# Start of COLLECTED MATERIAL

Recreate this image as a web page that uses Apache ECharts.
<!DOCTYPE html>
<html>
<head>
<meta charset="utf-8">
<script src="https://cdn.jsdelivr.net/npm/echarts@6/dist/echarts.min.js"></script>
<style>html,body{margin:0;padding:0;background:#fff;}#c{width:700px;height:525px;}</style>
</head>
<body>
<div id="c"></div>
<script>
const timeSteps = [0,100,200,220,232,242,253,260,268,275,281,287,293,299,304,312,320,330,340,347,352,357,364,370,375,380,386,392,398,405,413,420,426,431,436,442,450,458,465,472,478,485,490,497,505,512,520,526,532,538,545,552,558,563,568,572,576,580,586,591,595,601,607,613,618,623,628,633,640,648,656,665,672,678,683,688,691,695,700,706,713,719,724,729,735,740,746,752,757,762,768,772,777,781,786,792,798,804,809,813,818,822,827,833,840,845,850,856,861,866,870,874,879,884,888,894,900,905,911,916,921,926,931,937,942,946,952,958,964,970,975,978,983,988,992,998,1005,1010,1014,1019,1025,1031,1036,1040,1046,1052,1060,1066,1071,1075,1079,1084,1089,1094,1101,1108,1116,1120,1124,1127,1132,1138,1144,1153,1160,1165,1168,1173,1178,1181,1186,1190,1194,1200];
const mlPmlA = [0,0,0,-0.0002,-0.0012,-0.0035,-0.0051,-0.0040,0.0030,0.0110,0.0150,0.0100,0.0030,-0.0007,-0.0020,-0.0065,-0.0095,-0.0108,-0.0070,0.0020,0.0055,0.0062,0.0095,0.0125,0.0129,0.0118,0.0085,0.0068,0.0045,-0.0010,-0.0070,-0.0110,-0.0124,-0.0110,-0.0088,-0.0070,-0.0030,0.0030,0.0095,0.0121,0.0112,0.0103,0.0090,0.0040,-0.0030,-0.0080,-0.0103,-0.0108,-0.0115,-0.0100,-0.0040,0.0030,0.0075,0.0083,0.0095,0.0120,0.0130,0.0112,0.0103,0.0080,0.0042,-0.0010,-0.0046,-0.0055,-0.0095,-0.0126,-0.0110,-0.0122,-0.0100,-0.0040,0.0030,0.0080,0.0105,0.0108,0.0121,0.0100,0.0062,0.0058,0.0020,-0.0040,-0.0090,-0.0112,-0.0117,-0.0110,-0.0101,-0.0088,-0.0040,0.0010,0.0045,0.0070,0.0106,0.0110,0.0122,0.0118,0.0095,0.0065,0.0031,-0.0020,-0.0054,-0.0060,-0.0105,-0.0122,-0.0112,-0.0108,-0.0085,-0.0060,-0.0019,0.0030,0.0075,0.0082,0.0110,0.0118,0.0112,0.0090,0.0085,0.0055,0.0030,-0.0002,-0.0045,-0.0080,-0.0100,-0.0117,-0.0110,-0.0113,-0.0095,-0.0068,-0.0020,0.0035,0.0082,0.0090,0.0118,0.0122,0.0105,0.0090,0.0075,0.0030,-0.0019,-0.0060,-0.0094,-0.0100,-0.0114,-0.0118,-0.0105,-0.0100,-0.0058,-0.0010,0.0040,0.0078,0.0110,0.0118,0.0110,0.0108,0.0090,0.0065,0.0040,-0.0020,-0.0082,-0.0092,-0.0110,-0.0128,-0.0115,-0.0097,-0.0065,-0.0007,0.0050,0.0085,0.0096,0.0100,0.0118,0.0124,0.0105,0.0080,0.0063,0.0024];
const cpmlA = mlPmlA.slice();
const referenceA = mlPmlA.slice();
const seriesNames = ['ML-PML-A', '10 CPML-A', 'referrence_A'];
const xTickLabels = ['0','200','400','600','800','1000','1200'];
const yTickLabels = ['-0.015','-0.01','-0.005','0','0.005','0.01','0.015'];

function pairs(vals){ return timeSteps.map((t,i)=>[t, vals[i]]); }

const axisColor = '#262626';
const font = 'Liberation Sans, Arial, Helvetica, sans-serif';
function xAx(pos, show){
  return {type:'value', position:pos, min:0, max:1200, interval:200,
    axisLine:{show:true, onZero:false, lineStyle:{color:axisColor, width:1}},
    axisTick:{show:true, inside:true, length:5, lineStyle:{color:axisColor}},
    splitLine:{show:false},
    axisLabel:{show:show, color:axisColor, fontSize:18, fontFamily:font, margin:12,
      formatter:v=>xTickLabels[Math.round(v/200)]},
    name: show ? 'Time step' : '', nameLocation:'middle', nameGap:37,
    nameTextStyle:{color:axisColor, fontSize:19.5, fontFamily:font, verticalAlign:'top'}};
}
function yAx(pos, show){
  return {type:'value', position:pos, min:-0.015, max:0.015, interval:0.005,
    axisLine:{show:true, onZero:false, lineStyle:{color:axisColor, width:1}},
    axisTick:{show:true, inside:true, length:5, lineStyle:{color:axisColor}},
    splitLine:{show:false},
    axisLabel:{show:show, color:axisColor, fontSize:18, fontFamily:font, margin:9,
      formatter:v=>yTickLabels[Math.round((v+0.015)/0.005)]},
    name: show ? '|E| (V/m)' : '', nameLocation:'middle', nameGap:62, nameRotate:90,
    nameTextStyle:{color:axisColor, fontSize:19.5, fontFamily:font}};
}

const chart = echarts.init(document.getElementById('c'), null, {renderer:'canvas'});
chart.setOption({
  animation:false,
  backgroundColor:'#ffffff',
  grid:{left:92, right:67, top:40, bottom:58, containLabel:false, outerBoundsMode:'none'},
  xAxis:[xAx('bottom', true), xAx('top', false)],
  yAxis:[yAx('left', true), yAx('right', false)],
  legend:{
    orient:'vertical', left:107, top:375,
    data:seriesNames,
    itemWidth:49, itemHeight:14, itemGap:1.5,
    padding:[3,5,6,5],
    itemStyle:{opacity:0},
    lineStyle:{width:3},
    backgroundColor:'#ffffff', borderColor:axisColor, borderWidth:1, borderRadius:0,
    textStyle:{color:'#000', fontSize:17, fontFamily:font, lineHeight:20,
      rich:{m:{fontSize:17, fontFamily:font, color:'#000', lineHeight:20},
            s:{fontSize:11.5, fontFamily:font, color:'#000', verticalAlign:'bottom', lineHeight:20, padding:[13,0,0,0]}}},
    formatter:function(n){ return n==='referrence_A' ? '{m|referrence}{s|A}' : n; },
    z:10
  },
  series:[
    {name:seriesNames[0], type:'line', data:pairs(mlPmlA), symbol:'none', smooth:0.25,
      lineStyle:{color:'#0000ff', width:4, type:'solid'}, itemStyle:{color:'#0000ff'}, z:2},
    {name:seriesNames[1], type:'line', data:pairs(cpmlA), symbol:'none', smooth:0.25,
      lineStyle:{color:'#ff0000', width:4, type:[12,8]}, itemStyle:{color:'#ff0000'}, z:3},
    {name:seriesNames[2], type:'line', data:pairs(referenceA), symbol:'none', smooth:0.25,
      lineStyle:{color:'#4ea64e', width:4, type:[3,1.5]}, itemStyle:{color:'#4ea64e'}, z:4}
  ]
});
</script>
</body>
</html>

# End of COLLECTED MATERIAL

- TASK INSTRUCTIONS -
Set down all of the data above, word for word.

- FINAL RESULT -
Recreate this image as a web page that uses Apache ECharts.
<!DOCTYPE html>
<html>
<head>
<meta charset="utf-8">
<script src="https://cdn.jsdelivr.net/npm/echarts@6/dist/echarts.min.js"></script>
<style>html,body{margin:0;padding:0;background:#fff;}#c{width:700px;height:525px;}</style>
</head>
<body>
<div id="c"></div>
<script>
const timeSteps = [0,100,200,220,232,242,253,260,268,275,281,287,293,299,304,312,320,330,340,347,352,357,364,370,375,380,386,392,398,405,413,420,426,431,436,442,450,458,465,472,478,485,490,497,505,512,520,526,532,538,545,552,558,563,568,572,576,580,586,591,595,601,607,613,618,623,628,633,640,648,656,665,672,678,683,688,691,695,700,706,713,719,724,729,735,740,746,752,757,762,768,772,777,781,786,792,798,804,809,813,818,822,827,833,840,845,850,856,861,866,870,874,879,884,888,894,900,905,911,916,921,926,931,937,942,946,952,958,964,970,975,978,983,988,992,998,1005,1010,1014,1019,1025,1031,1036,1040,1046,1052,1060,1066,1071,1075,1079,1084,1089,1094,1101,1108,1116,1120,1124,1127,1132,1138,1144,1153,1160,1165,1168,1173,1178,1181,1186,1190,1194,1200];
const mlPmlA = [0,0,0,-0.0002,-0.0012,-0.0035,-0.0051,-0.0040,0.0030,0.0110,0.0150,0.0100,0.0030,-0.0007,-0.0020,-0.0065,-0.0095,-0.0108,-0.0070,0.0020,0.0055,0.0062,0.0095,0.0125,0.0129,0.0118,0.0085,0.0068,0.0045,-0.0010,-0.0070,-0.0110,-0.0124,-0.0110,-0.0088,-0.0070,-0.0030,0.0030,0.0095,0.0121,0.0112,0.0103,0.0090,0.0040,-0.0030,-0.0080,-0.0103,-0.0108,-0.0115,-0.0100,-0.0040,0.0030,0.0075,0.0083,0.0095,0.0120,0.0130,0.0112,0.0103,0.0080,0.0042,-0.0010,-0.0046,-0.0055,-0.0095,-0.0126,-0.0110,-0.0122,-0.0100,-0.0040,0.0030,0.0080,0.0105,0.0108,0.0121,0.0100,0.0062,0.0058,0.0020,-0.0040,-0.0090,-0.0112,-0.0117,-0.0110,-0.0101,-0.0088,-0.0040,0.0010,0.0045,0.0070,0.0106,0.0110,0.0122,0.0118,0.0095,0.0065,0.0031,-0.0020,-0.0054,-0.0060,-0.0105,-0.0122,-0.0112,-0.0108,-0.0085,-0.0060,-0.0019,0.0030,0.0075,0.0082,0.0110,0.0118,0.0112,0.0090,0.0085,0.0055,0.0030,-0.0002,-0.0045,-0.0080,-0.0100,-0.0117,-0.0110,-0.0113,-0.0095,-0.0068,-0.0020,0.0035,0.0082,0.0090,0.0118,0.0122,0.0105,0.0090,0.0075,0.0030,-0.0019,-0.0060,-0.0094,-0.0100,-0.0114,-0.0118,-0.0105,-0.0100,-0.0058,-0.0010,0.0040,0.0078,0.0110,0.0118,0.0110,0.0108,0.0090,0.0065,0.0040,-0.0020,-0.0082,-0.0092,-0.0110,-0.0128,-0.0115,-0.0097,-0.0065,-0.0007,0.0050,0.0085,0.0096,0.0100,0.0118,0.0124,0.0105,0.0080,0.0063,0.0024];
const cpmlA = mlPmlA.slice();
const referenceA = mlPmlA.slice();
const seriesNames = ['ML-PML-A', '10 CPML-A', 'referrence_A'];
const xTickLabels = ['0','200','400','600','800','1000','1200'];
const yTickLabels = ['-0.015','-0.01','-0.005','0','0.005','0.01','0.015'];

function pairs(vals){ return timeSteps.map((t,i)=>[t, vals[i]]); }

const axisColor = '#262626';
const font = 'Liberation Sans, Arial, Helvetica, sans-serif';
function xAx(pos, show){
  return {type:'value', position:pos, min:0, max:1200, interval:200,
    axisLine:{show:true, onZero:false, lineStyle:{color:axisColor, width:1}},
    axisTick:{show:true, inside:true, length:5, lineStyle:{color:axisColor}},
    splitLine:{show:false},
    axisLabel:{show:show, color:axisColor, fontSize:18, fontFamily:font, margin:12,
      formatter:v=>xTickLabels[Math.round(v/200)]},
    name: show ? 'Time step' : '', nameLocation:'middle', nameGap:37,
    nameTextStyle:{color:axisColor, fontSize:19.5, fontFamily:font, verticalAlign:'top'}};
}
function yAx(pos, show){
  return {type:'value', position:pos, min:-0.015, max:0.015, interval:0.005,
    axisLine:{show:true, onZero:false, lineStyle:{color:axisColor, width:1}},
    axisTick:{show:true, inside:true, length:5, lineStyle:{color:axisColor}},
    splitLine:{show:false},
    axisLabel:{show:show, color:axisColor, fontSize:18, fontFamily:font, margin:9,
      formatter:v=>yTickLabels[Math.round((v+0.015)/0.005)]},
    name: show ? '|E| (V/m)' : '', nameLocation:'middle', nameGap:62, nameRotate:90,
    nameTextStyle:{color:axisColor, fontSize:19.5, fontFamily:font}};
}

const chart = echarts.init(document.getElementById('c'), null, {renderer:'canvas'});
chart.setOption({
  animation:false,
  backgroundColor:'#ffffff',
  grid:{left:92, right:67, top:40, bottom:58, containLabel:false, outerBoundsMode:'none'},
  xAxis:[xAx('bottom', true), xAx('top', false)],
  yAxis:[yAx('left', true), yAx('right', false)],
  legend:{
    orient:'vertical', left:107, top:375,
    data:seriesNames,
    itemWidth:49, itemHeight:14, itemGap:1.5,
    padding:[3,5,6,5],
    itemStyle:{opacity:0},
    lineStyle:{width:3},
    backgroundColor:'#ffffff', borderColor:axisColor, borderWidth:1, borderRadius:0,
    textStyle:{color:'#000', fontSize:17, fontFamily:font, lineHeight:20,
      rich:{m:{fontSize:17, fontFamily:font, color:'#000', lineHeight:20},
            s:{fontSize:11.5, fontFamily:font, color:'#000', verticalAlign:'bottom', lineHeight:20, padding:[13,0,0,0]}}},
    formatter:function(n){ return n==='referrence_A' ? '{m|referrence}{s|A}' : n; },
    z:10
  },
  series:[
    {name:seriesNames[0], type:'line', data:pairs(mlPmlA), symbol:'none', smooth:0.25,
      lineStyle:{color:'#0000ff', width:4, type:'solid'}, itemStyle:{color:'#0000ff'}, z:2},
    {name:seriesNames[1], type:'line', data:pairs(cpmlA), symbol:'none', smooth:0.25,
      lineStyle:{color:'#ff0000', width:4, type:[12,8]}, itemStyle:{color:'#ff0000'}, z:3},
    {name:seriesNames[2], type:'line', data:pairs(referenceA), symbol:'none', smooth:0.25,
      lineStyle:{color:'#4ea64e', width:4, type:[3,1.5]}, itemStyle:{color:'#4ea64e'}, z:4}
  ]
});
</script>
</body>
</html>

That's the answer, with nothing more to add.